**DATASET RECORDS:**
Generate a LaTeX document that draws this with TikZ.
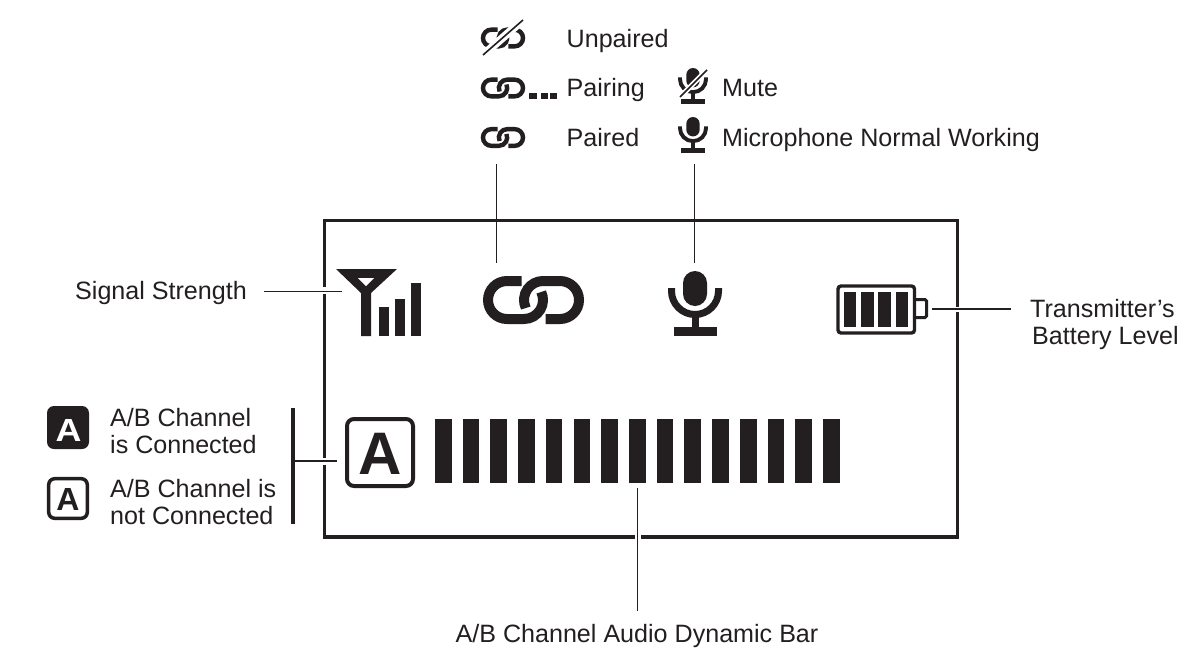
\documentclass[tikz,border=0pt]{standalone}
\usepackage{fontspec}
\setmainfont{Liberation Sans}
\definecolor{ink}{HTML}{231F20}
\tikzset{
 lbl/.style={font=\fontsize{25.1}{30}\selectfont,text=ink,inner sep=0pt,anchor=base west},
 thin line/.style={draw=ink,line width=1.3pt},
 frame/.style={draw=ink,line width=3.4pt},
 boldA/.style={text=ink,inner sep=0pt,anchor=base,font=\fontsize{#1}{#1}\selectfont\bfseries},
 slash/.style={draw=ink,line width=1.6pt},
 slashgap/.style={draw=white,line width=#1}
}
% chain icon: centre x, centre y, scale
\newcommand{\chainicon}[3]{%
 \begin{scope}[shift={(#1,#2)},scale=#3,line width=#3*10pt]
  \draw[ink] (-12,-19) -- (-26.5,-19) arc[start angle=270,end angle=90,radius=19] -- (-9.5,19) arc[start angle=90,end angle=-25,radius=19];
  \draw[ink] (-7.72,8.03) arc[start angle=155,end angle=270,radius=19] -- (26.5,-19) arc[start angle=270,end angle=450,radius=19] -- (12,19);
 \end{scope}}
% mic icon: centre x, centre y, scale
\newcommand{\micicon}[3]{%
 \begin{scope}[shift={(#1,#2)},scale=#3]
  \fill[ink] (-12,-15) arc[start angle=180,end angle=360,radius=12] -- (12,-4) arc[start angle=0,end angle=180,radius=12] -- cycle;
  \draw[ink,line width=#3*7pt] (-23.5,-10) -- (-23.5,-7) arc[start angle=180,end angle=0,radius=23.5] -- (23.5,-10);
  \fill[ink] (-3.5,16) rectangle (3.5,30);
  \fill[ink] (-21.5,29) rectangle (21.5,38);
 \end{scope}}
\begin{document}
\begin{tikzpicture}[x=1pt,y=-1pt]
\useasboundingbox[fill=white] (0,0) rectangle (1199,667);
% frame
\draw[frame] (324.5,220.5) rectangle (957.5,537);
\fill[white] (320,287) rectangle (329,294);
\fill[white] (320,458) rectangle (329,465);
\fill[white] (953,307) rectangle (962,312);
\fill[white] (635,533) rectangle (640.5,541);
% top legend
\node[lbl] (unp) at (566.5,47) {Unpaired};
\node[lbl] (pai) at (566.5,96.5) {Pairing};
\node[lbl] (prd) at (566.5,146) {Paired};
\node[lbl] (mut) at (722,96.5) {Mute};
\node[lbl] (mic) at (722,146) {Microphone Normal Working};
\chainicon{503}{38}{0.44}
\draw[slashgap=8pt] (483,55) -- (523,20);
\draw[slash] (483,55) -- (523,20);
\chainicon{503}{88}{0.44}
\fill[ink] (529,93) rectangle (537,99);
\fill[ink] (540.5,93) rectangle (548,99);
\fill[ink] (550,93) rectangle (557,99);
\chainicon{503}{137.5}{0.44}
\micicon{693}{83}{0.555}
\draw[slashgap=5pt] (680,97) -- (707,70);
\draw[slash] (680,97) -- (707,70);
\micicon{693}{132}{0.555}
% connectors
\coordinate (c1a) at (496.5,164); \coordinate (c1b) at (496.5,263);
\coordinate (c2a) at (694.5,164); \coordinate (c2b) at (694.5,263);
\draw[thin line] (c1a) -- (c1b);
\draw[thin line] (c2a) -- (c2b);
\node[lbl] (sig) at (75,299) {Signal Strength};
\coordinate (s1) at (264,291.5); \coordinate (s2) at (342,291.5);
\draw[thin line] (s1) -- (s2);
% signal icon
\fill[ink] (336,269) -- (397,269) -- (371,293) -- (371,336) -- (361,336) -- (361,293) -- cycle;
\fill[white] (358,278) -- (374,278) -- (366,286) -- cycle;
\fill[ink] (379,307) rectangle (389,336);
\fill[ink] (395,299) rectangle (405,336);
\fill[ink] (411,283) rectangle (421,336);
% big chain
\chainicon{533.5}{300}{1}
% big mic
\micicon{695}{298}{1}
% battery
\draw[ink,line width=3.4pt,rounded corners=3pt] (838,286) rectangle (914.5,333);
\draw[ink,line width=3pt,rounded corners=1.5pt] (915,299.5) -- (926.5,299.5) -- (926.5,317.5) -- (915,317.5);
\fill[ink] (844,292) rectangle (856,327);
\fill[ink] (861,292) rectangle (874,327);
\fill[ink] (878,292) rectangle (891,327);
\fill[ink] (896,292) rectangle (908,327);
\coordinate (b1) at (932,309); \coordinate (b2) at (1011,309);
\draw[thin line] (b1) -- (b2);
\node[lbl] (tr1) at (1030,317) {Transmitter’s};
\node[lbl] (tr2) at (1032,344.5) {Battery Level};
% left A
\node[lbl] (a1) at (110,426) {A/B Channel};
\node[lbl] (a2) at (110,453.5) {is Connected};
\node[lbl] (a3) at (110,497) {A/B Channel is};
\node[lbl] (a4) at (110,524.5) {not Connected};
\fill[ink,rounded corners=7pt] (47,406) rectangle (89,449);
\node[boldA=32,text=white,xscale=1.12] (ka) at (68.5,441) {A};
\draw[ink,line width=3.5pt,rounded corners=6pt] (48.7,478.7) rectangle (87.3,518.3);
\node[boldA=32] (kb) at (68,510) {A};
\draw[ink,line width=3.8pt] (293,408) -- (293,524);
\coordinate (l1) at (294,461); \coordinate (l2) at (337,461);
\draw[thin line] (l1) -- (l2);
\draw[ink,line width=4pt,rounded corners=7pt] (347,419) rectangle (413,486);
\node[boldA=60] (kc) at (380.5,474) {A};
% bars
\foreach \i in {0,...,14} {\fill[ink] ({435+\i*27.72},419) rectangle ({435+\i*27.72+16.6},483);}
\coordinate (d1) at (637.5,488); \coordinate (d2) at (637.5,611);
\draw[thin line] (d1) -- (d2);
\node[lbl,anchor=base] (dyn) at (637,642) {A/B Channel Audio Dynamic Bar};
\end{tikzpicture}
\end{document}
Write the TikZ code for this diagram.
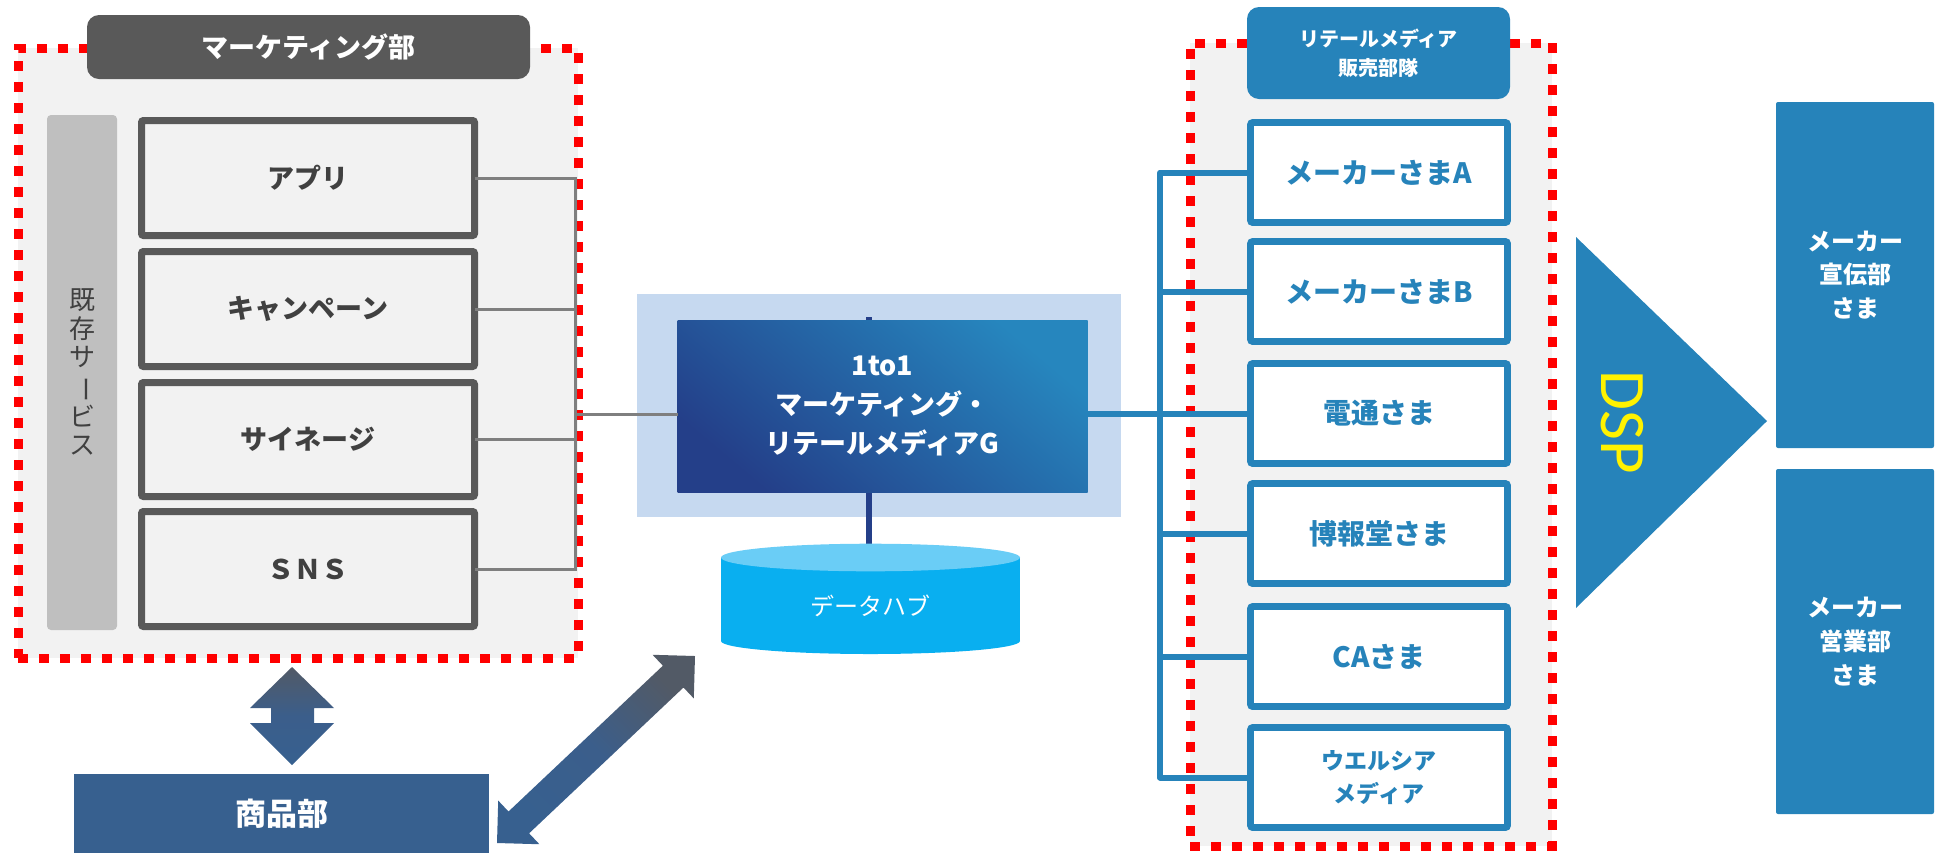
\documentclass[tikz,border=0pt]{standalone}
\usepackage{fontspec}
\setmainfont{Noto Sans CJK JP}
\newfontfamily\dspfont{Carlito}
\usetikzlibrary{calc}
\definecolor{panelgray}{HTML}{F2F2F2}
\definecolor{hdrgray}{HTML}{595959}
\definecolor{bargray}{HTML}{BFBFBF}
\definecolor{txtgray}{HTML}{404040}
\definecolor{linegray}{HTML}{7F7F7F}
\definecolor{rmblue}{HTML}{2683BA}
\definecolor{navy}{HTML}{243F89}
\definecolor{corelight}{HTML}{2686BE}
\definecolor{lightblue}{HTML}{C6D9F0}
\definecolor{cyltop}{HTML}{6ACDF6}
\definecolor{cylbody}{HTML}{09AFF0}
\definecolor{steel}{HTML}{37608F}
\definecolor{steelmid}{HTML}{3B5E8B}
\definecolor{arrowgray}{HTML}{525A66}
\pgfdeclarelayer{bg}
\pgfsetlayers{bg,main}
\begin{document}
\begin{tikzpicture}[x=0.5pt,y=-0.5pt,
  every node/.style={inner sep=0pt,outer sep=0pt},
  redpanel/.style={fill=panelgray,draw=red,line width=4.5pt,dash pattern=on 5pt off 5.5pt},
  mkthdr/.style={fill=hdrgray,rounded corners=6pt,text=white,font=\bfseries\fontsize{13.5pt}{16pt}\selectfont},
  rmhdr/.style={fill=rmblue,rounded corners=6pt,text=white,align=center,font=\bfseries\fontsize{10pt}{14.5pt}\selectfont},
  svcbox/.style={draw=hdrgray,line width=3.5pt,fill=panelgray,rounded corners=1pt,text=txtgray,
    minimum width=166.5pt,minimum height=57.5pt,font=\bfseries\fontsize{13.5pt}{16pt}\selectfont},
  rmbox/.style={draw=rmblue,line width=3.3pt,fill=white,rounded corners=1pt,text=rmblue,align=center,
    minimum width=128.5pt,minimum height=50pt,font=\bfseries\fontsize{14pt}{17pt}\selectfont},
  custbox/.style={fill=rmblue,rounded corners=1pt,text=white,align=center,minimum width=79pt,
    font=\bfseries\fontsize{12pt}{16.8pt}\selectfont},
  graylink/.style={draw=linegray,line width=1.5pt},
  bluelink/.style={draw=rmblue,line width=3pt,line join=round},
  navylink/.style={draw=navy,line width=3pt},
]
\useasboundingbox (0,0) rectangle (1937,853);

% ---------------- left panel ----------------
\node[redpanel,minimum width=280pt,minimum height=305pt] (mkt) at (298,353) {};
\node[mkthdr,minimum width=221.5pt,minimum height=32pt] (mkthead) at (308.5,47) {マーケティング部};
\node[fill=bargray,rounded corners=2pt,minimum width=35pt,minimum height=257.5pt] (bar) at (82,372.5) {};
\node[text=txtgray,align=center,font=\fontsize{13pt}{14.3pt}\selectfont] (kizon) at (82,372)
  {既\\存\\サ\\\rotatebox[origin=c]{-90}{ー}\\ビ\\ス};
\node[svcbox] (app) at (308,178) {アプリ};
\node[svcbox] (camp) at (308,309) {キャンペーン};
\node[svcbox,minimum height=57pt] (sign) at (308,439.5) {サイネージ};
\node[svcbox] (sns) at (308,569) {ＳＮＳ};

\coordinate (lbtop) at (575,178);
\coordinate (lbbot) at (575,569);
\coordinate (lbmid) at (575,414);
\draw[graylink] (app.east) -- (app.east -| lbtop) -- (lbbot) -- (sns.east);
\draw[graylink] (camp.east) -- (camp.east -| lbtop);
\draw[graylink] (sign.east) -- (sign.east -| lbtop);

% ---------------- centre ----------------
\begin{pgfonlayer}{bg}
\fill[lightblue] (637,294) rectangle (1121,517);
\end{pgfonlayer}
\node[minimum width=205pt,minimum height=86pt,shading=axis,top color=corelight,bottom color=navy,shading angle=-40,
      text=white,align=center,font=\bfseries\fontsize{13.5pt}{19.5pt}\selectfont] (core) at (882.5,406)
  {1to1\\マーケティング・\\リテールメディアG};

\fill[cylbody] (721,557.5) rectangle (1020,641);
\fill[cylbody] (870.5,641) ellipse [x radius=74.75pt, y radius=6.5pt];
\fill[cyltop] (870.5,557.5) ellipse [x radius=74.75pt, y radius=6.9pt];
\node[text=white,font=\fontsize{12pt}{14pt}\selectfont] (hub) at (870.5,606) {データハブ};
\coordinate (hubtop) at (869,545);
\begin{pgfonlayer}{bg}
\draw[navylink] (hubtop) -- ([yshift=1.5pt]core.north -| hubtop);
\end{pgfonlayer}

\draw[graylink] (lbmid) -- (lbmid -| core.west);

% ---------------- right panel ----------------
\node[redpanel,minimum width=181pt,minimum height=401.5pt] (rm) at (1371,444.5) {};
\node[rmhdr,minimum width=131.5pt,minimum height=46pt] (rmhead) at (1378.5,53) {リテールメディア\\販売部隊};
\node[rmbox] (ma) at (1379,172.5) {メーカーさまA};
\node[rmbox] (mb) at (1379,291.5) {メーカーさまB};
\node[rmbox] (dentsu) at (1379,413.5) {電通さま};
\node[rmbox] (hakuhodo) at (1379,533.5) {博報堂さま};
\node[rmbox] (ca) at (1379,656.5) {CAさま};
\node[rmbox,font=\bfseries\fontsize{11.5pt}{16.5pt}\selectfont] (welcia) at (1379,777.5) {ウエルシア\\メディア};

\coordinate (rbtop) at (1160,172.5);
\coordinate (rbmid) at (1160,414);
\draw[bluelink] (ma.west) -- (ma.west -| rbtop) -- (welcia.west -| rbtop) -- (welcia.west);
\draw[bluelink] (mb.west) -- (mb.west -| rbtop);
\draw[bluelink] (dentsu.west) -- (dentsu.west -| rbtop);
\draw[bluelink] (hakuhodo.west) -- (hakuhodo.west -| rbtop);
\draw[bluelink] (ca.west) -- (ca.west -| rbtop);
\draw[bluelink] (core.east |- rbmid) -- (rbmid);

% DSP triangle
\fill[rmblue] (1576,237) -- (1767,421) -- (1576,608) -- cycle;
\node[rotate=-90,text=yellow,font=\dspfont\fontsize{32.5pt}{36pt}\selectfont] (dsp) at (1622,422) {DSP};

\node[custbox,minimum height=173pt] (adv) at (1855,275) {メーカー\\宣伝部\\さま};
\node[custbox,minimum height=172.5pt] (sales) at (1855,641.5) {メーカー\\営業部\\さま};

% ---------------- bottom ----------------
\node[fill=steel,minimum width=207.5pt,minimum height=39.5pt,text=white,
      font=\bfseries\fontsize{15.5pt}{18pt}\selectfont] (shohin) at (281.5,813.5) {商品部};

\path[top color=arrowgray,bottom color=steel,middle color=steelmid]
  (292,667) -- (334,708) -- (314,708) -- (314,723) -- (334,723) -- (292,765)
  -- (250,723) -- (271,723) -- (271,708) -- (250,708) -- cycle;

\coordinate (dA) at (497,843);
\coordinate (dB) at (695,656);
\coordinate (pA) at ($(dA)!15pt!(dB)$);
\coordinate (pB) at ($(dB)!15pt!(dA)$);
\path[shading=axis,top color=arrowgray,bottom color=steel,middle color=steelmid,shading angle=-45]
  (dA) -- ($(pA)!15pt!90:(dB)$) -- ($(pA)!7.5pt!90:(dB)$) -- ($(pB)!7.5pt!-90:(dA)$)
  -- ($(pB)!15pt!-90:(dA)$) -- (dB) -- ($(pB)!15pt!90:(dA)$) -- ($(pB)!7.5pt!90:(dA)$)
  -- ($(pA)!7.5pt!-90:(dB)$) -- ($(pA)!15pt!-90:(dB)$) -- cycle;
\end{tikzpicture}
\end{document}
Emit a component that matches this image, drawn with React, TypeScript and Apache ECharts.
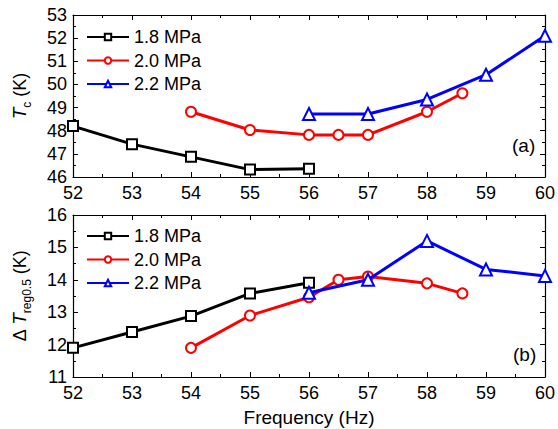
import React, { useEffect, useRef } from "react";
import * as echarts from "echarts";

const seriesNames = ["1.8 MPa", "2.0 MPa", "2.2 MPa"];
const colors = ["#000000", "#ff0000", "#0000ff"];
const symbols = ["emptyRect", "emptyCircle", "emptyTriangle"];

// Panel (a): Tc (K)
const freq18 = [52, 53, 54, 55, 56];
const tc18 = [48.2, 47.42, 46.87, 46.32, 46.36];
const freq20 = [54, 55, 56, 56.5, 57, 58, 58.6];
const tc20 = [48.82, 48.03, 47.82, 47.82, 47.82, 48.82, 49.62];
const freq22 = [56, 57, 58, 59, 60];
const tc22 = [48.72, 48.72, 49.35, 50.42, 52.1];

// Panel (b): ΔTreg0.5 (K)
const dt18 = [11.9, 12.39, 12.88, 13.58, 13.91];
const dt20 = [11.9, 12.9, 13.46, 14.0, 14.1, 13.89, 13.58];
const dt22 = [13.6, 14.0, 15.2, 14.32, 14.12];

const xTicks = { min: 52, max: 60, interval: 1 };
const yTopTicks = { min: 46, max: 53, interval: 1 };
const yBotTicks = { min: 11, max: 16, interval: 1 };

const FONT = "'Liberation Sans', Arial, sans-serif";

function zip(xs: number[], ys: number[]) {
  return xs.map((x, i) => [x, ys[i]]);
}

export default function App() {
  const ref = useRef<HTMLDivElement>(null);
  useEffect(() => {
    if (!ref.current) return;
    const chart = echarts.init(ref.current, null, { renderer: "svg" });

    const left = 73;
    const right = 11;
    const gridTop = [15, 215];
    const gridH = 162;

    const axisLine = { show: true, lineStyle: { color: "#000", width: 1.2 } };
    const labelStyle = { color: "#000", fontSize: 18, fontFamily: FONT };

    const mkX = (gi: number, pos: "bottom" | "top", show: boolean, name?: string) => ({
      type: "value",
      gridIndex: gi,
      position: pos,
      min: xTicks.min,
      max: xTicks.max,
      interval: xTicks.interval,
      axisLine,
      axisTick: { show: true, inside: true, length: 5, lineStyle: { color: "#000", width: 1 } },
      minorTick: { show: true, splitNumber: 2, length: 3, lineStyle: { color: "#000", width: 1 } },
      axisLabel: { show, ...labelStyle, margin: 7 },
      splitLine: { show: false },
      name: name || "",
      nameLocation: "middle",
      nameGap: 31,
      nameTextStyle: { color: "#000", fontSize: 19, fontFamily: FONT },
    });

    const mkY = (gi: number, pos: "left" | "right", show: boolean, t: { min: number; max: number; interval: number }, name?: string) => ({
      type: "value",
      gridIndex: gi,
      position: pos,
      min: t.min,
      max: t.max,
      interval: t.interval,
      axisLine,
      axisTick: { show: true, inside: true, length: 5, lineStyle: { color: "#000", width: 1 } },
      minorTick: { show: true, splitNumber: 2, length: 3, lineStyle: { color: "#000", width: 1 } },
      axisLabel: { show, ...labelStyle, margin: 6 },
      splitLine: { show: false },
      name: name || "",
      nameLocation: "middle",
      nameRotate: 90,
      nameGap: 44,
      nameTextStyle: {
        color: "#000",
        fontSize: 18,
        fontFamily: FONT,
        rich: {
          it: { fontSize: 19, fontStyle: "italic", fontFamily: FONT, color: "#000", verticalAlign: "bottom", lineHeight: 22 },
          sub: { fontSize: 12, fontFamily: FONT, color: "#000", verticalAlign: "bottom", lineHeight: 12, padding: [0, 0, -4, 0] },
          n: { fontSize: 18, fontFamily: FONT, color: "#000", verticalAlign: "bottom", lineHeight: 22 },
        },
      },
    });

    const mkSeries = (name: string, idx: number, data: number[][], gi: number) => ({
      type: "line",
      name,
      xAxisIndex: gi * 2,
      yAxisIndex: gi * 2,
      data,
      clip: false,
      symbol: symbols[idx],
      symbolSize: idx === 2 ? 12 : 10,
      lineStyle: { color: colors[idx], width: 3 },
      itemStyle: { color: colors[idx], borderWidth: 1.5 },
      z: 3 + idx,
    });

    const mkLegend = (top: number) => ({
      data: seriesNames,
      orient: "vertical",
      left: 86,
      top,
      padding: 0,
      itemWidth: 42,
      itemHeight: 8,
      itemGap: 5.5,
      textStyle: { color: "#000", fontSize: 18, fontFamily: FONT },
      selectedMode: false,
    });

    chart.setOption({
      animation: false,
      backgroundColor: "#fff",
      grid: [
        { left, right, top: gridTop[0], height: gridH },
        { left, right, top: gridTop[1], height: gridH },
      ],
      xAxis: [
        mkX(0, "bottom", true),
        mkX(0, "top", false),
        mkX(1, "bottom", true, "Frequency (Hz)"),
        mkX(1, "top", false),
      ],
      yAxis: [
        mkY(0, "left", true, yTopTicks, "{it|T}{sub|c}{n| (K)}"),
        mkY(0, "right", false, yTopTicks),
        mkY(1, "left", true, yBotTicks, "{n|Δ }{it|T}{sub|reg0.5}{n| (K)}"),
        mkY(1, "right", false, yBotTicks),
      ],
      legend: [mkLegend(28), mkLegend(227)],
      series: [
        mkSeries(seriesNames[0], 0, zip(freq18, tc18), 0),
        mkSeries(seriesNames[1], 1, zip(freq20, tc20), 0),
        mkSeries(seriesNames[2], 2, zip(freq22, tc22), 0),
        mkSeries(seriesNames[0], 0, zip(freq18, dt18), 1),
        mkSeries(seriesNames[1], 1, zip(freq20, dt20), 1),
        mkSeries(seriesNames[2], 2, zip(freq22, dt22), 1),
      ],
      graphic: [
        { type: "text", left: 512, top: 136, style: { text: "(a)", fill: "#000", font: `19px ${FONT}` } },
        { type: "text", left: 513, top: 345, style: { text: "(b)", fill: "#000", font: `19px ${FONT}` } },
      ],
    });

    return () => chart.dispose();
  }, []);

  return <div ref={ref} style={{ width: 558, height: 429, position: "absolute", left: 0, top: 0 }} />;
}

**DIRECTION:**
Report only how many lines in the entries contain "that".

**EXPECTED ANSWER:**
2